Without the images, write out the whole listing exactly.
** begin **
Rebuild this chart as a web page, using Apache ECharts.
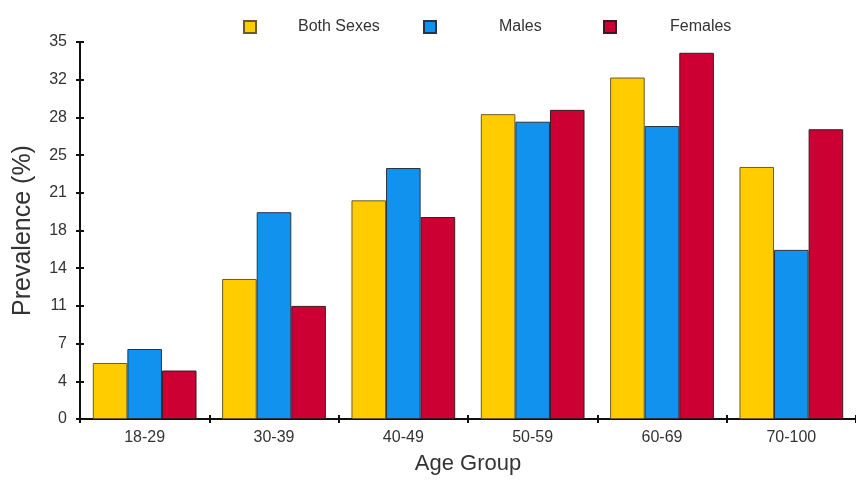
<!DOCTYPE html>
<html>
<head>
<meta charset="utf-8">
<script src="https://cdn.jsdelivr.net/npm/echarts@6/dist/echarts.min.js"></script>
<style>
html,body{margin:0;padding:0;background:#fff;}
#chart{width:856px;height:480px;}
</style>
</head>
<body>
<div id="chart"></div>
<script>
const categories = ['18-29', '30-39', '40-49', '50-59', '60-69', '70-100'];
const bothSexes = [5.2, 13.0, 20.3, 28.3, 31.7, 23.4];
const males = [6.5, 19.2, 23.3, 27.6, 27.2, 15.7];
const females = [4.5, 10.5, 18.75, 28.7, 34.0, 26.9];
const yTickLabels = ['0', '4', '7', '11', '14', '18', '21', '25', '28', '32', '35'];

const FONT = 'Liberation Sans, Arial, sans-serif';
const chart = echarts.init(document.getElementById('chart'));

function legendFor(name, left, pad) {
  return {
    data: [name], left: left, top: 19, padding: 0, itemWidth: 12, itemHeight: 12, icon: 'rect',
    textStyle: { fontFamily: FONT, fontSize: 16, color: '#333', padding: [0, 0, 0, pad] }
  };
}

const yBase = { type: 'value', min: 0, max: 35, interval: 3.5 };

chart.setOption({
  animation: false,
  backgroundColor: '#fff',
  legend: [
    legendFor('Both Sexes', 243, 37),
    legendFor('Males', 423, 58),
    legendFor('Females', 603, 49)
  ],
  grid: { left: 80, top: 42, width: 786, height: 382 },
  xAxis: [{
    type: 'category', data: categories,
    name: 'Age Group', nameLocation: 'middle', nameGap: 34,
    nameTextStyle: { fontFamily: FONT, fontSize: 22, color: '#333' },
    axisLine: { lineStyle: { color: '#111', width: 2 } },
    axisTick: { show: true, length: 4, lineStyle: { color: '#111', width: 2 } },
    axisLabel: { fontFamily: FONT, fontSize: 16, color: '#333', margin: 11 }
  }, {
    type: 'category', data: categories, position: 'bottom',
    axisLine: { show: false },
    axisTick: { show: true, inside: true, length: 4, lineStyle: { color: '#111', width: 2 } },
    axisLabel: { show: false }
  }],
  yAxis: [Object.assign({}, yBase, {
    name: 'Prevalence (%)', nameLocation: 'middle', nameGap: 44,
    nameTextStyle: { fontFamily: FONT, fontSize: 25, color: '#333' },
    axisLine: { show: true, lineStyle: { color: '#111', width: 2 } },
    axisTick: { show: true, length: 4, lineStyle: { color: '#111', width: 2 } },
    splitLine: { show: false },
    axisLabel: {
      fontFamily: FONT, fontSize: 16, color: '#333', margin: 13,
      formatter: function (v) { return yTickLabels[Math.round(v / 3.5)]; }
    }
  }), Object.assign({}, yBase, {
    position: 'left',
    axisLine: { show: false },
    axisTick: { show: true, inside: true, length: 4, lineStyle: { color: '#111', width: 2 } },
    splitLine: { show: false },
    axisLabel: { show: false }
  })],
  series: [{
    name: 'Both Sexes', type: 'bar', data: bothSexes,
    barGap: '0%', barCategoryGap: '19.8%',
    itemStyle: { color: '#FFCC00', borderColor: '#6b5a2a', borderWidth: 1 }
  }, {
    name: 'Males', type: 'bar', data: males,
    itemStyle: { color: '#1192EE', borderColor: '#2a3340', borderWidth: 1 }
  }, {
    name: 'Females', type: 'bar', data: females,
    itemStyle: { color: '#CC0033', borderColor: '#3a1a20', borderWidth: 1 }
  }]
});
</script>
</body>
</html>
** end **
- _EXERCISE OUTPUT_:
Rebuild this chart as a web page, using Apache ECharts.
<!DOCTYPE html>
<html>
<head>
<meta charset="utf-8">
<script src="https://cdn.jsdelivr.net/npm/echarts@6/dist/echarts.min.js"></script>
<style>
html,body{margin:0;padding:0;background:#fff;}
#chart{width:856px;height:480px;}
</style>
</head>
<body>
<div id="chart"></div>
<script>
const categories = ['18-29', '30-39', '40-49', '50-59', '60-69', '70-100'];
const bothSexes = [5.2, 13.0, 20.3, 28.3, 31.7, 23.4];
const males = [6.5, 19.2, 23.3, 27.6, 27.2, 15.7];
const females = [4.5, 10.5, 18.75, 28.7, 34.0, 26.9];
const yTickLabels = ['0', '4', '7', '11', '14', '18', '21', '25', '28', '32', '35'];

const FONT = 'Liberation Sans, Arial, sans-serif';
const chart = echarts.init(document.getElementById('chart'));

function legendFor(name, left, pad) {
  return {
    data: [name], left: left, top: 19, padding: 0, itemWidth: 12, itemHeight: 12, icon: 'rect',
    textStyle: { fontFamily: FONT, fontSize: 16, color: '#333', padding: [0, 0, 0, pad] }
  };
}

const yBase = { type: 'value', min: 0, max: 35, interval: 3.5 };

chart.setOption({
  animation: false,
  backgroundColor: '#fff',
  legend: [
    legendFor('Both Sexes', 243, 37),
    legendFor('Males', 423, 58),
    legendFor('Females', 603, 49)
  ],
  grid: { left: 80, top: 42, width: 786, height: 382 },
  xAxis: [{
    type: 'category', data: categories,
    name: 'Age Group', nameLocation: 'middle', nameGap: 34,
    nameTextStyle: { fontFamily: FONT, fontSize: 22, color: '#333' },
    axisLine: { lineStyle: { color: '#111', width: 2 } },
    axisTick: { show: true, length: 4, lineStyle: { color: '#111', width: 2 } },
    axisLabel: { fontFamily: FONT, fontSize: 16, color: '#333', margin: 11 }
  }, {
    type: 'category', data: categories, position: 'bottom',
    axisLine: { show: false },
    axisTick: { show: true, inside: true, length: 4, lineStyle: { color: '#111', width: 2 } },
    axisLabel: { show: false }
  }],
  yAxis: [Object.assign({}, yBase, {
    name: 'Prevalence (%)', nameLocation: 'middle', nameGap: 44,
    nameTextStyle: { fontFamily: FONT, fontSize: 25, color: '#333' },
    axisLine: { show: true, lineStyle: { color: '#111', width: 2 } },
    axisTick: { show: true, length: 4, lineStyle: { color: '#111', width: 2 } },
    splitLine: { show: false },
    axisLabel: {
      fontFamily: FONT, fontSize: 16, color: '#333', margin: 13,
      formatter: function (v) { return yTickLabels[Math.round(v / 3.5)]; }
    }
  }), Object.assign({}, yBase, {
    position: 'left',
    axisLine: { show: false },
    axisTick: { show: true, inside: true, length: 4, lineStyle: { color: '#111', width: 2 } },
    splitLine: { show: false },
    axisLabel: { show: false }
  })],
  series: [{
    name: 'Both Sexes', type: 'bar', data: bothSexes,
    barGap: '0%', barCategoryGap: '19.8%',
    itemStyle: { color: '#FFCC00', borderColor: '#6b5a2a', borderWidth: 1 }
  }, {
    name: 'Males', type: 'bar', data: males,
    itemStyle: { color: '#1192EE', borderColor: '#2a3340', borderWidth: 1 }
  }, {
    name: 'Females', type: 'bar', data: females,
    itemStyle: { color: '#CC0033', borderColor: '#3a1a20', borderWidth: 1 }
  }]
});
</script>
</body>
</html>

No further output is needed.